Wet winter doesn't mean end to wildfire threats
This year's annual Winter Weather Forecast Conference may have raised hopes among those still reeling from last summer's severe wildfires. Most of the forecasters who spoke at the Oct. 24 event sponsored by the Oregon chapter of the American Meteorological Society predicted a much wetter winter than the past few years, with more rain and a deeper snowpack — which is already nearly back to normal levels.
That won't guarantee fewer or milder forest fires in 2021, however. According to John Saltenberger, one of the most experienced meteorologists in the region, the weather during fire season is more important that the weather before it. If the summer and fall are hot and dry enough, the previous winter and spring won't make much difference, especially with climate change raising average temperatures.

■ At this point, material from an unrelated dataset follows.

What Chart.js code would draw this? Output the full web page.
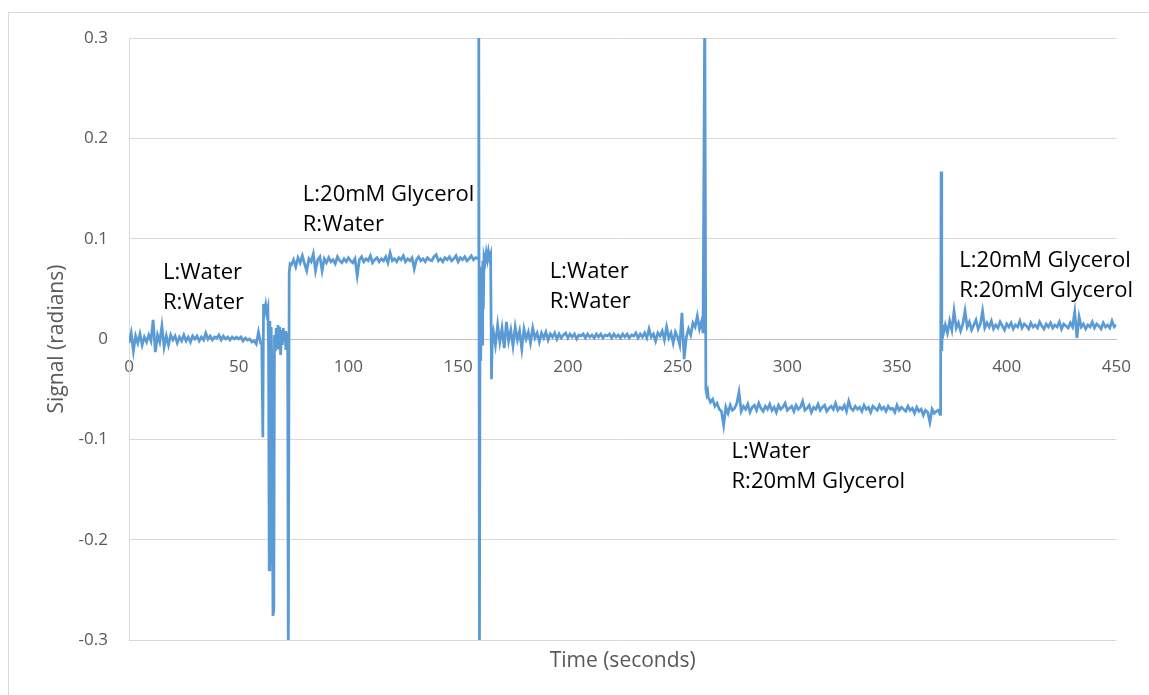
<!DOCTYPE html>
<html>
<head>
<meta charset="utf-8">
<title>Signal vs time</title>
<script src="https://cdn.jsdelivr.net/npm/chart.js@4.4.1/dist/chart.umd.min.js"></script>
<style>
  html, body { margin: 0; padding: 0; background: #fff; }
  canvas { display: block; }
</style>
</head>
<body>
<canvas id="signalChart" width="1149" height="695"></canvas>
<script>
// steady stretches sampled once per second, value in radians
const quiet1 = [
  -0.004, 0.006, -0.012, 0.003, -0.004, 0.005, -0.006, 0.002, -0.003, 0.004,
  -0.002, 0.019, -0.013, 0.004, -0.003, 0.013, -0.008, 0.003, -0.006, 0.004,
  -0.001, 0.003, -0.004, 0.002, -0.002, 0.004, -0.002, 0.002, -0.003, 0.003,
  0.000, 0.003, -0.002, 0.002, -0.001, 0.006, 0.000, 0.003, -0.001, 0.002,
  0.001, 0.004, -0.001, 0.003, 0.000, 0.002, -0.001, 0.002, 0.000, 0.002,
  0.000, 0.002, -0.002, 0.001, -0.001, 0.000, -0.003, -0.002, -0.005, 0.007,
  -0.004
];
const glycerolL = [
  0.074, 0.079, 0.072, 0.081, 0.076, 0.083, 0.075, 0.068, 0.080, 0.077,
  0.085, 0.068, 0.079, 0.082, 0.068, 0.080, 0.076, 0.081, 0.077, 0.079,
  0.075, 0.082, 0.078, 0.076, 0.080, 0.077, 0.081, 0.078, 0.076, 0.080,
  0.063, 0.079, 0.082, 0.077, 0.080, 0.078, 0.083, 0.076, 0.079, 0.081,
  0.077, 0.080, 0.078, 0.082, 0.076, 0.086, 0.078, 0.080, 0.077, 0.081,
  0.079, 0.083, 0.077, 0.080, 0.078, 0.081, 0.070, 0.079, 0.082, 0.078,
  0.080, 0.077, 0.081, 0.079, 0.078, 0.082, 0.084, 0.078, 0.080, 0.077,
  0.081, 0.079, 0.082, 0.078, 0.080, 0.083, 0.077, 0.081, 0.079, 0.082,
  0.078, 0.080, 0.083, 0.079, 0.081, 0.080
];
const quiet2 = [
  0.008, -0.006, 0.014, -0.003, 0.011, -0.009, 0.017, -0.002, 0.009, -0.007,
  0.012, -0.001, 0.008, -0.010, 0.010, 0.000, 0.007, -0.004, 0.011, 0.001,
  0.006, -0.003, 0.006, 0.001, 0.007, -0.001, 0.005, 0.002, 0.006, 0.000,
  0.005, 0.001, 0.004, 0.006, 0.001, 0.005, 0.002, 0.005, 0.000, 0.004,
  0.003, 0.005, 0.001, 0.005, 0.002, 0.004, 0.001, 0.005, 0.002, 0.005,
  0.001, 0.004, 0.003, 0.005, 0.001, 0.005, 0.002, 0.004, 0.001, 0.005,
  0.002, 0.005, 0.001, 0.004, 0.003, 0.006, 0.001, 0.005, 0.002, 0.006,
  0.001, 0.010, 0.002, 0.005, -0.002, 0.006, 0.003, 0.008, -0.001, 0.012,
  0.001, 0.006, -0.004, 0.007, 0.002, -0.006, 0.026, -0.020, 0.002, 0.010,
  0.004, 0.016, 0.012, 0.023, 0.010, 0.018
];
const glycerolR = [
  -0.058, -0.063, -0.060, -0.067, -0.064, -0.070, -0.072, -0.086, -0.068, -0.074,
  -0.066, -0.071, -0.069, -0.064, -0.053, -0.072, -0.067, -0.070, -0.065, -0.073,
  -0.068, -0.066, -0.071, -0.064, -0.069, -0.072, -0.067, -0.070, -0.065, -0.071,
  -0.068, -0.073, -0.066, -0.070, -0.068, -0.064, -0.071, -0.069, -0.067, -0.072,
  -0.066, -0.070, -0.068, -0.062, -0.071, -0.069, -0.066, -0.073, -0.068, -0.070,
  -0.065, -0.071, -0.068, -0.066, -0.072, -0.069, -0.067, -0.070, -0.064, -0.071,
  -0.068, -0.070, -0.066, -0.072, -0.062, -0.069, -0.071, -0.067, -0.070, -0.068,
  -0.072, -0.066, -0.070, -0.068, -0.073, -0.067, -0.069, -0.071, -0.066, -0.070,
  -0.068, -0.072, -0.067, -0.070, -0.069, -0.073, -0.066, -0.071, -0.068, -0.070,
  -0.072, -0.067, -0.071, -0.069, -0.074, -0.068, -0.072, -0.070, -0.076, -0.071,
  -0.073, -0.083, -0.070, -0.074, -0.072, -0.071
];
const glycerolBoth = [
  0.004, 0.014, 0.006, 0.018, 0.009, 0.028, 0.011, 0.016, 0.008, 0.015,
  0.028, 0.012, 0.017, 0.009, 0.014, 0.019, 0.010, 0.015, 0.028, 0.011,
  0.016, 0.012, 0.018, 0.010, 0.014, 0.011, 0.017, 0.013, 0.009, 0.015,
  0.012, 0.016, 0.010, 0.014, 0.012, 0.018, 0.011, 0.015, 0.013, 0.010,
  0.016, 0.012, 0.014, 0.011, 0.017, 0.013, 0.010, 0.015, 0.012, 0.016,
  0.011, 0.014, 0.012, 0.017, 0.010, 0.015, 0.013, 0.011, 0.016, 0.012,
  0.027, 0.001, 0.022, 0.012, 0.015, 0.010, 0.014, 0.012, 0.017, 0.011,
  0.015, 0.013, 0.010, 0.016, 0.012, 0.014, 0.011, 0.018, 0.012, 0.014
];

// fast transients while the solutions are switched: [seconds, radians]
const switch1 = [
  [60.5, -0.004], [61.0, -0.098], [61.3, 0.035], [61.8, 0.027], [62.3, 0.034], [62.8, 0.026],
  [63.3, 0.031], [63.6, -0.015], [63.9, -0.230], [64.2, 0.018], [64.5, -0.225], [64.8, 0.012],
  [65.2, -0.040], [65.6, -0.276], [66.0, -0.270], [66.3, 0.004], [66.7, -0.012], [67.1, 0.011],
  [67.5, -0.009], [67.9, 0.014], [68.3, -0.004], [68.7, 0.012], [69.1, -0.016], [69.5, 0.009],
  [69.9, -0.006], [70.3, 0.011], [70.7, -0.002], [71.1, 0.008], [71.5, -0.011], [71.9, 0.006],
  [72.3, -0.008], [72.6, -0.330], [73.0, 0.066], [73.4, 0.075]
];
const switch2 = [
  [159.3, 0.080], [159.4, 0.340], [159.7, -0.340], [160.0, 0.058], [160.3, -0.022], [160.6, 0.072],
  [160.9, -0.005], [161.2, 0.078], [161.5, 0.030], [161.8, 0.082], [162.3, 0.077], [162.8, 0.086],
  [163.3, 0.079], [163.8, 0.087], [164.3, 0.080], [164.8, 0.084], [165.2, -0.040], [165.6, 0.004]
];
const switch3 = [
  [261.6, 0.006], [262.4, 0.340], [262.9, -0.050], [263.3, -0.055], [263.7, -0.052]
];
const switch4 = [
  [369.6, -0.075], [369.9, -0.040], [370.1, 0.167], [370.4, -0.012], [370.7, 0.014]
];

const xTicks = [0, 50, 100, 150, 200, 250, 300, 350, 400, 450];
const yTicks = [-0.3, -0.2, -0.1, 0, 0.1, 0.2, 0.3];

// solution labels, anchored at [seconds, radians] of their first line
const notes = [
  { at: [15.5, 0.066], lines: ['L:Water', 'R:Water'] },
  { at: [79.2, 0.144], lines: ['L:20mM Glycerol', 'R:Water'] },
  { at: [191.7, 0.067], lines: ['L:Water', 'R:Water'] },
  { at: [274.6, -0.112], lines: ['L:Water', 'R:20mM Glycerol'] },
  { at: [378.4, 0.078], lines: ['L:20mM Glycerol', 'R:20mM Glycerol'] }
];

const points = [];
const addRun = (start, values) => values.forEach((v, i) => points.push({ x: start + i, y: v }));
const addPairs = pairs => pairs.forEach(([x, y]) => points.push({ x, y }));
addRun(0, quiet1);
addPairs(switch1);
addRun(74, glycerolL);
addPairs(switch2);
addRun(166, quiet2);
addPairs(switch3);
addRun(264, glycerolR);
addPairs(switch4);
addRun(371, glycerolBoth);

const FAMILY = '"Open Sans", sans-serif';
const TICK_FONT = { family: FAMILY, size: 17 };
const TITLE_FONT = { family: FAMILY, size: 21 };
const GREY = '#595959';

const frame = {
  id: 'frame',
  beforeDraw(chart) {
    const ctx = chart.ctx;
    ctx.save();
    ctx.fillStyle = '#fff';
    ctx.fillRect(0, 0, chart.width, chart.height);
    ctx.strokeStyle = '#d9d9d9';
    ctx.lineWidth = 1;
    ctx.strokeRect(8.5, 12.5, chart.width + 20, chart.height + 20);
    ctx.restore();
  }
};

const labels = {
  id: 'labels',
  afterDatasetsDraw(chart) {
    const { ctx, chartArea, scales: { x, y } } = chart;
    ctx.save();
    ctx.textBaseline = 'middle';
    ctx.fillStyle = GREY;
    ctx.font = '21px ' + FAMILY;
    ctx.textAlign = 'center';
    ctx.fillText('Time (seconds)', (chartArea.left + chartArea.right) / 2, chartArea.bottom + 21);
    ctx.fillStyle = '#000';
    ctx.font = '22px ' + FAMILY;
    ctx.textAlign = 'left';
    notes.forEach(n => {
      const px = x.getPixelForValue(n.at[0]);
      const py = y.getPixelForValue(n.at[1]);
      n.lines.forEach((t, i) => ctx.fillText(t, px, py + i * 30));
    });
    ctx.restore();
  }
};

new Chart(document.getElementById('signalChart'), {
  type: 'line',
  data: {
    datasets: [{
      data: points,
      borderColor: '#5b9bd5',
      borderWidth: 2.75,
      pointRadius: 0,
      tension: 0
    }]
  },
  options: {
    responsive: false,
    animation: false,
    devicePixelRatio: 1,
    layout: { padding: { left: 40, top: 38, right: 32, bottom: 55 } },
    plugins: { legend: { display: false }, tooltip: { enabled: false } },
    scales: {
      x: {
        type: 'linear',
        position: { y: 0 },
        min: 0,
        max: 450,
        afterFit: s => { s.height = 0; },
        afterBuildTicks: s => { s.ticks = xTicks.map(v => ({ value: v })); },
        grid: { display: false, drawTicks: false },
        border: { display: true, color: '#bfbfbf', width: 1 },
        ticks: { font: TICK_FONT, color: GREY, padding: 18, maxRotation: 0 }
      },
      y: {
        type: 'linear',
        min: -0.3,
        max: 0.3,
        afterFit: s => { s.width = 89; },
        afterBuildTicks: s => { s.ticks = yTicks.map(v => ({ value: v })); },
        grid: { color: '#d9d9d9', drawTicks: false },
        border: { display: true, color: '#d9d9d9' },
        ticks: {
          font: TICK_FONT,
          color: GREY,
          padding: 21,
          callback: v => String(+v.toFixed(1))
        },
        title: { display: true, text: 'Signal (radians)', font: TITLE_FONT, color: GREY }
      }
    }
  },
  plugins: [frame, labels]
});
</script>
</body>
</html>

"I've been in the fire weather business for 35 years now," said Saltenberger, who works for the Predictive Services Program of the U.S. Fish and Wildlife Service. "I'm not a climate analyst or fire ecologist but I've never yet see any consistent relationships studied between the precipitation of a preceding winter and the severity of the fire season that follows in the Pacific Northwest."
Unfortunately, that leaves it to elected officials, government agencies, lumber companies and environmentalists to work out better forest management practices. Agreement has been elusive so far. Congress and Oregon Legislature are expected to take up the issue again in 2021.